[BEGIN]

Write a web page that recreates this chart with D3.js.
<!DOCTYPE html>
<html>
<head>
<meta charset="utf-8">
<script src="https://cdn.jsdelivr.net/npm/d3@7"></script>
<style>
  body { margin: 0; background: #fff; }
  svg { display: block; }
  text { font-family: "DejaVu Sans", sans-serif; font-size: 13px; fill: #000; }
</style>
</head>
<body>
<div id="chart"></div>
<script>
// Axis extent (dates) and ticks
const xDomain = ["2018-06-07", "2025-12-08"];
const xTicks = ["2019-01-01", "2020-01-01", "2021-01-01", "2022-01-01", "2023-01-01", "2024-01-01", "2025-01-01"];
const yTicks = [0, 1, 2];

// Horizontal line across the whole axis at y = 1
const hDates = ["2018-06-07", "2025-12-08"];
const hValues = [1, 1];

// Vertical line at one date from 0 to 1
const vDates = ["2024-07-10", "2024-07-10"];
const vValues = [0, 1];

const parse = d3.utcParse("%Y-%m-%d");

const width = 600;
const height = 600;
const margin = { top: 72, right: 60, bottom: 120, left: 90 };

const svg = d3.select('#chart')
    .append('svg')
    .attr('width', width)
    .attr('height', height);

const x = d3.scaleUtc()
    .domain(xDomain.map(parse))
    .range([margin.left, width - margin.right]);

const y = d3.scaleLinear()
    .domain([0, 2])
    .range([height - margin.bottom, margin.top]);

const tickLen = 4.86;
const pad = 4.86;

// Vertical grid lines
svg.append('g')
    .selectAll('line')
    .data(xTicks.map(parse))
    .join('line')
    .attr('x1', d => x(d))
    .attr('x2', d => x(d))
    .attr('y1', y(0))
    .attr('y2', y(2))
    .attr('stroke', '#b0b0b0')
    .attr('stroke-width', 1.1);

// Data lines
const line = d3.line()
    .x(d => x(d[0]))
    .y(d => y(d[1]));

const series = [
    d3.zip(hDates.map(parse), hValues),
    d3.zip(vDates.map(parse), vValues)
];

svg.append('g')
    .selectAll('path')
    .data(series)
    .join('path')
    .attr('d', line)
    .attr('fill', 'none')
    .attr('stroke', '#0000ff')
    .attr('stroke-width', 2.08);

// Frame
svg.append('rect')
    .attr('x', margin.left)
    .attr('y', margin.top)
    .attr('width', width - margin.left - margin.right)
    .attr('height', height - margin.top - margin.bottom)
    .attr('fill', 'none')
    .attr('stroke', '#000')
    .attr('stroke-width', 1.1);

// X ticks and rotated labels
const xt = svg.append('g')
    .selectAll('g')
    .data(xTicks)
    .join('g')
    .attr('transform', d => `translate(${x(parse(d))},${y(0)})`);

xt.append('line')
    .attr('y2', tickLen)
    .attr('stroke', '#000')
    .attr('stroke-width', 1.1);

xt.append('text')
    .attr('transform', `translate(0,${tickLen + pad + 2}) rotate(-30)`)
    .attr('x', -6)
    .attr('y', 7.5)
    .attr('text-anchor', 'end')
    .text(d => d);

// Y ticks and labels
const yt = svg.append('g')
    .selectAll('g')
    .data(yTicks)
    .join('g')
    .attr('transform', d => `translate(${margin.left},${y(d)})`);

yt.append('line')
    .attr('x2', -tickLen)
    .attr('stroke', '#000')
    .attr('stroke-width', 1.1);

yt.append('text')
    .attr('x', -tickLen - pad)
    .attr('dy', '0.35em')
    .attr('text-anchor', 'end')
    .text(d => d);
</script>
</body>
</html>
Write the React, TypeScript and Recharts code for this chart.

[END]

- [SET TASK]:
Retype every entry word for word.

- [CORRECT RESPONSE]:
Write a web page that recreates this chart with D3.js.
<!DOCTYPE html>
<html>
<head>
<meta charset="utf-8">
<script src="https://cdn.jsdelivr.net/npm/d3@7"></script>
<style>
  body { margin: 0; background: #fff; }
  svg { display: block; }
  text { font-family: "DejaVu Sans", sans-serif; font-size: 13px; fill: #000; }
</style>
</head>
<body>
<div id="chart"></div>
<script>
// Axis extent (dates) and ticks
const xDomain = ["2018-06-07", "2025-12-08"];
const xTicks = ["2019-01-01", "2020-01-01", "2021-01-01", "2022-01-01", "2023-01-01", "2024-01-01", "2025-01-01"];
const yTicks = [0, 1, 2];

// Horizontal line across the whole axis at y = 1
const hDates = ["2018-06-07", "2025-12-08"];
const hValues = [1, 1];

// Vertical line at one date from 0 to 1
const vDates = ["2024-07-10", "2024-07-10"];
const vValues = [0, 1];

const parse = d3.utcParse("%Y-%m-%d");

const width = 600;
const height = 600;
const margin = { top: 72, right: 60, bottom: 120, left: 90 };

const svg = d3.select('#chart')
    .append('svg')
    .attr('width', width)
    .attr('height', height);

const x = d3.scaleUtc()
    .domain(xDomain.map(parse))
    .range([margin.left, width - margin.right]);

const y = d3.scaleLinear()
    .domain([0, 2])
    .range([height - margin.bottom, margin.top]);

const tickLen = 4.86;
const pad = 4.86;

// Vertical grid lines
svg.append('g')
    .selectAll('line')
    .data(xTicks.map(parse))
    .join('line')
    .attr('x1', d => x(d))
    .attr('x2', d => x(d))
    .attr('y1', y(0))
    .attr('y2', y(2))
    .attr('stroke', '#b0b0b0')
    .attr('stroke-width', 1.1);

// Data lines
const line = d3.line()
    .x(d => x(d[0]))
    .y(d => y(d[1]));

const series = [
    d3.zip(hDates.map(parse), hValues),
    d3.zip(vDates.map(parse), vValues)
];

svg.append('g')
    .selectAll('path')
    .data(series)
    .join('path')
    .attr('d', line)
    .attr('fill', 'none')
    .attr('stroke', '#0000ff')
    .attr('stroke-width', 2.08);

// Frame
svg.append('rect')
    .attr('x', margin.left)
    .attr('y', margin.top)
    .attr('width', width - margin.left - margin.right)
    .attr('height', height - margin.top - margin.bottom)
    .attr('fill', 'none')
    .attr('stroke', '#000')
    .attr('stroke-width', 1.1);

// X ticks and rotated labels
const xt = svg.append('g')
    .selectAll('g')
    .data(xTicks)
    .join('g')
    .attr('transform', d => `translate(${x(parse(d))},${y(0)})`);

xt.append('line')
    .attr('y2', tickLen)
    .attr('stroke', '#000')
    .attr('stroke-width', 1.1);

xt.append('text')
    .attr('transform', `translate(0,${tickLen + pad + 2}) rotate(-30)`)
    .attr('x', -6)
    .attr('y', 7.5)
    .attr('text-anchor', 'end')
    .text(d => d);

// Y ticks and labels
const yt = svg.append('g')
    .selectAll('g')
    .data(yTicks)
    .join('g')
    .attr('transform', d => `translate(${margin.left},${y(d)})`);

yt.append('line')
    .attr('x2', -tickLen)
    .attr('stroke', '#000')
    .attr('stroke-width', 1.1);

yt.append('text')
    .attr('x', -tickLen - pad)
    .attr('dy', '0.35em')
    .attr('text-anchor', 'end')
    .text(d => d);
</script>
</body>
</html>
Write the React, TypeScript and Recharts code for this chart.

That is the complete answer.